Minimal resources doesn’t mean that our work is handled with little effort or care; on the contrary, we throw ourselves into tasks with such enthusiasm that we need a way to make sure everything we build is actually used instead of being tossed aside when conditions for projects inevitably change.
Basically, we don’t want to waste anyone’s time.
That’s where Lean and Agile methodologies come in!
What is Lean? What is Agile?
Let’s break it down:
LEAN
According to the Lean experts, “the ultimate goal is to provide perfect value to the customer through a perfect value creation process that has zero waste.”
Simply, it’s eliminating anything that doesn’t add value.
We ignore everything except for what we absolutely need to work on in order to create value right now. This helps us avoid wasting time, energy, and capital on future-think.
Think about it! How often have we built something that, at the time, we knew we would need in the future. But then there’s a shift in our understanding, which makes the work we just did counterproductive — the plans change, everything we created needs to be revisited, and sometimes our initial efforts end up unused altogether.
Because we are always learning and our products are changing, we need to get past the future-think mentality and focus on what’s necessary and on the people building quality into the work.
Essentially, Lean says we need “to respect that the people doing the work are the ones that best know how to do it. Give them what they need to be effective and then trust them to do it.”
AGILE
Agile thinking goes hand-in-hand with a Lean strategy, because it also addresses the fact that we should be continuously learning.
The Agile Manifesto values are:
Individuals and interactions over processes and tools
Working software over comprehensive documentation
Customer collaboration over contract negotiation
Responding to change over following a plan
Tackling complex projects with an Agile approach means that we deliver valuable work frequently (through small, manageable tasks), we repeatedly evaluate our objectives, we regularly confirm satisfaction with what we have built and what we will build next, and we improve by inspecting and adapting.
Simply put, we constantly check in to make sure we’re on track, and if we’re not we adjust as needed.
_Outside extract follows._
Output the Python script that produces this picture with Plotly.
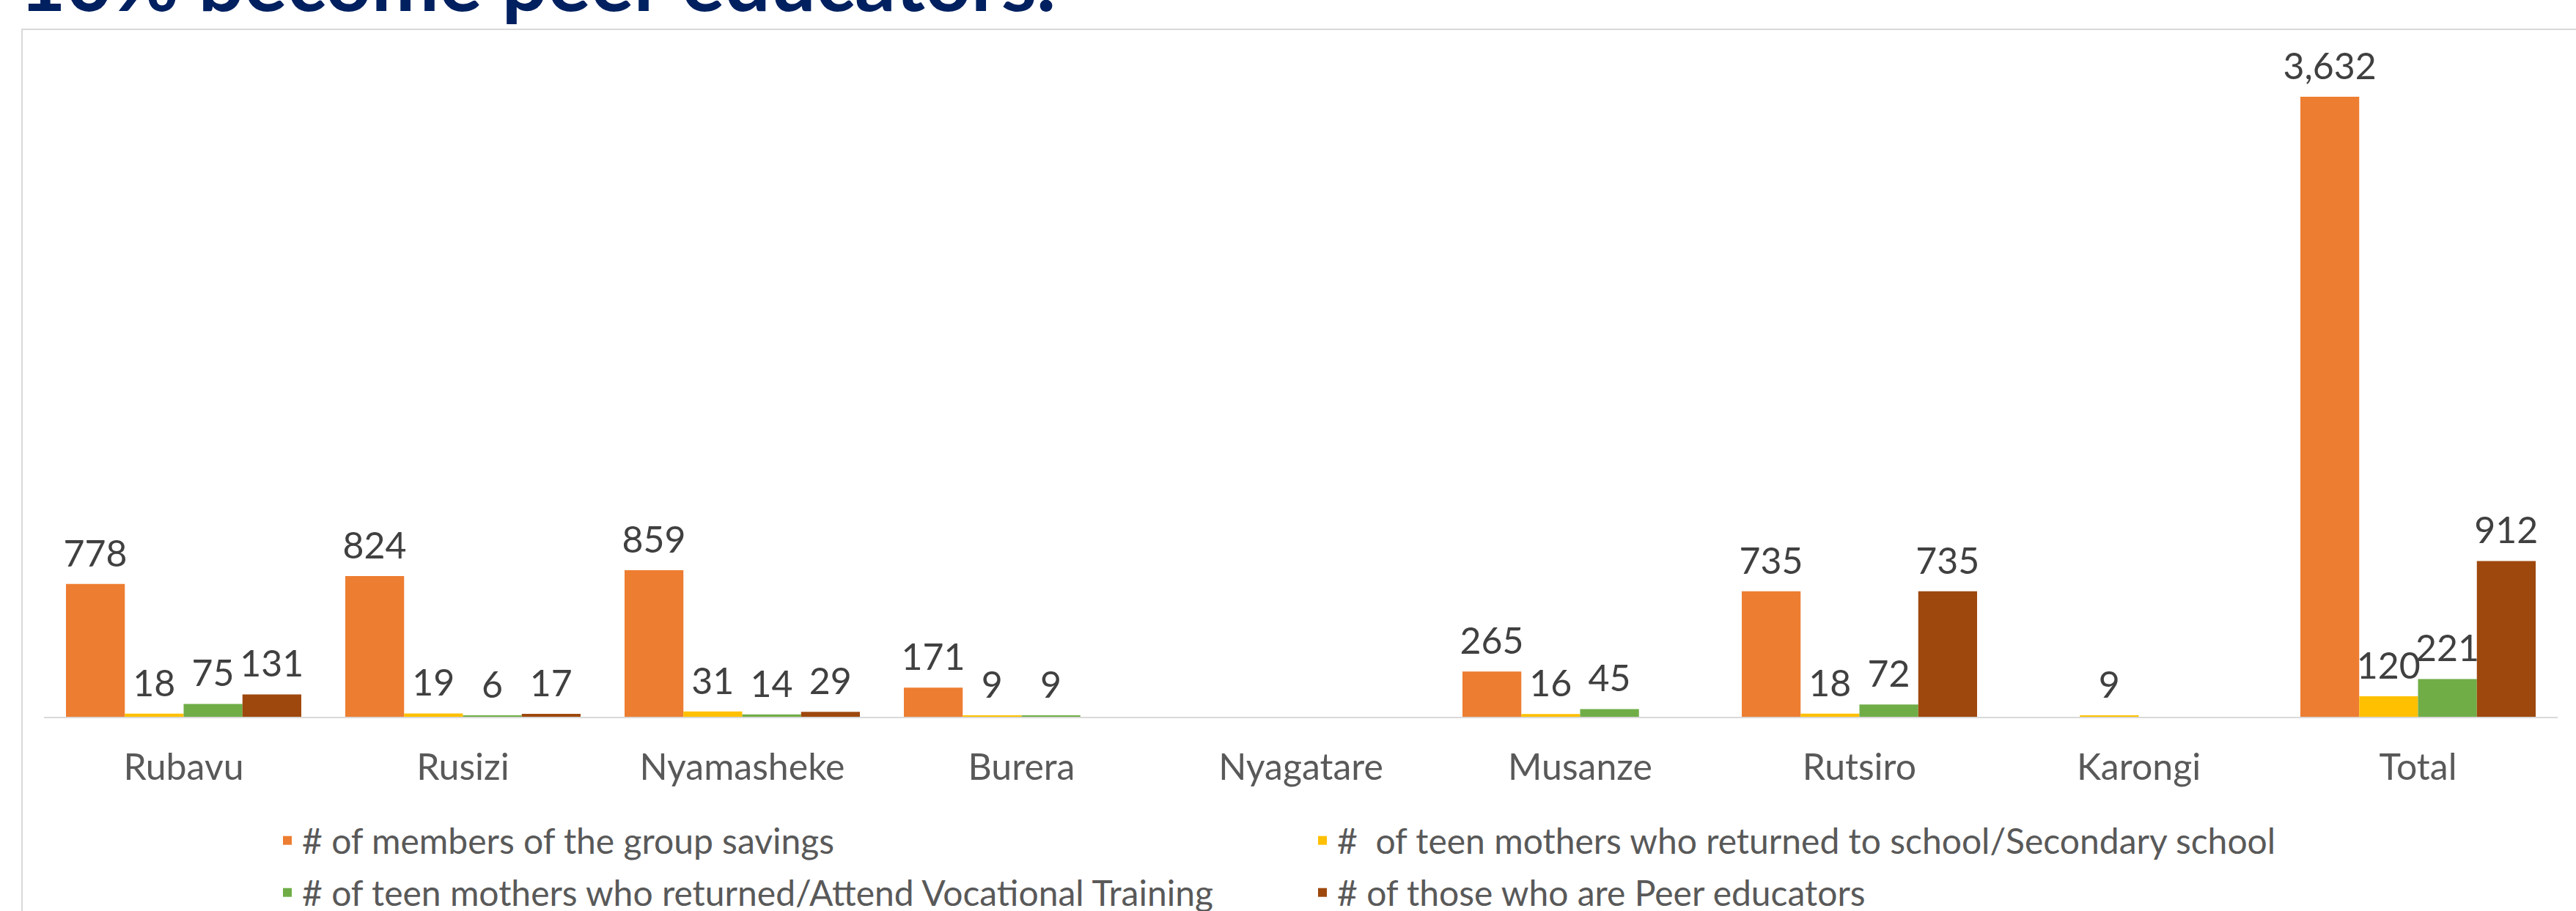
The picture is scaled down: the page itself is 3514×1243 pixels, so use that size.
import plotly.graph_objects as go

categories = ["Rubavu", "Rusizi", "Nyamasheke", "Burera", "Nyagatare",
              "Musanze", "Rutsiro", "Karongi", "Total"]
savings = [778, 824, 859, 171, None, 265, 735, None, 3632]
school = [18, 19, 31, 9, None, 16, 18, 9, 120]
vocational = [75, 6, 14, 9, None, 45, 72, None, 221]
peer = [131, 17, 29, None, None, None, 735, None, 912]

series_names = [
    "# of members of the group savings",
    "#  of teen mothers who returned to school/Secondary school",
    "# of teen mothers who returned/Attend Vocational Training",
    "# of those who are Peer educators",
]
series_values = [savings, school, vocational, peer]
colors = ["#ED7D31", "#FFC000", "#70AD47", "#9E480E"]
legend_ids = ["legend", "legend", "legend2", "legend2"]
title_text = "10% become peer educators."

W, H = 3514, 1243
L, R, T, B = 60, 25, 40, 265
plot_w = W - L - R
plot_h = H - T - B
GAP = 0.1575

FONT = "Lato"
LABEL_GRAY = "#404040"
AXIS_GRAY = "#595959"
LABEL_SIZE = 50


def fmt(v):
    return "" if v is None else f"{v:,}"


fig = go.Figure()
for name, vals, col, lg in zip(series_names, series_values, colors, legend_ids):
    fig.add_trace(go.Bar(
        x=categories, y=vals, name=name, legend=lg,
        marker=dict(color=col, line=dict(width=0)),
        hoverinfo="x+y",
    ))
# value labels, grouped the same way as the bars
for name, vals in zip(series_names, series_values):
    fig.add_trace(go.Scatter(
        x=categories, y=vals, mode="markers+text",
        marker=dict(size=17, opacity=0),
        text=[fmt(v) for v in vals], textposition="top center",
        textfont=dict(family=FONT, size=LABEL_SIZE, color=LABEL_GRAY),
        showlegend=False, hoverinfo="skip", cliponaxis=False,
    ))

# outer frame of the chart area (light grey border)
fig.add_shape(type="rect", xref="paper", yref="paper",
              x0=(30 - L) / plot_w, x1=1.05,
              y0=-0.5, y1=1.0,
              line=dict(color="#D9D9D9", width=2), layer="below")

fig.add_annotation(
    text="<b>" + title_text + "</b>", xref="paper", yref="paper",
    x=(24 - L) / plot_w, y=1 + (T - 40) / plot_h,
    xanchor="left", yanchor="bottom", showarrow=False,
    font=dict(family=FONT, size=110, color="#002060"),
)


def legend_cfg(center_px):
    return dict(
        orientation="h", x=(372 - L) / plot_w, xanchor="left",
        y=(H - B - center_px) / plot_h, yanchor="middle",
        entrywidth=1367, entrywidthmode="pixels",
        font=dict(family=FONT, size=48, color=AXIS_GRAY),
        itemwidth=30, traceorder="normal", bgcolor="rgba(0,0,0,0)",
    )


fig.update_layout(
    width=W, height=H,
    margin=dict(l=L, r=R, t=T, b=B, pad=0, autoexpand=False),
    paper_bgcolor="white", plot_bgcolor="white",
    barmode="group", bargap=GAP, bargroupgap=0,
    scattermode="group", scattergap=GAP,
    showlegend=True,
    legend=legend_cfg(1147),
    legend2=legend_cfg(1218),
    xaxis=dict(
        showline=True, linecolor="#D9D9D9", linewidth=2, automargin=False,
        ticks="", showgrid=False, zeroline=False, ticklabelstandoff=24,
        tickfont=dict(family=FONT, size=50, color=AXIS_GRAY),
    ),
    yaxis=dict(
        range=[0, plot_h / (846 / 3632)], automargin=False,
        showgrid=False, zeroline=False, showticklabels=False, showline=False,
    ),
    font=dict(family=FONT),
)

fig.write_html("out.html",
               config={"displayModeBar": False},
               post_script="document.body.style.margin='0px';")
We do this by using the Scrum framework. Scrum is “the leading agile development methodology” and provides our self-organizing teams with continual feedback and a clear structure of projects from start to finish. Scrum gives us focus by determining what we need to accomplish during each sprint and making sure nothing gets in the way of the work.
At VSE Inc, we work in highly collaborative teams. We work with agility, knowing that everything changes. We reassess (Is what we’re building still valuable? Does the customer still want it? What have we learned?). We adapt.
We don’t have to have everything figured out in order to start a project — just a vision for the direction we’re headed and the most important thing we need now in order to create value.
Give us just enough to get started, and then we hit the ground running.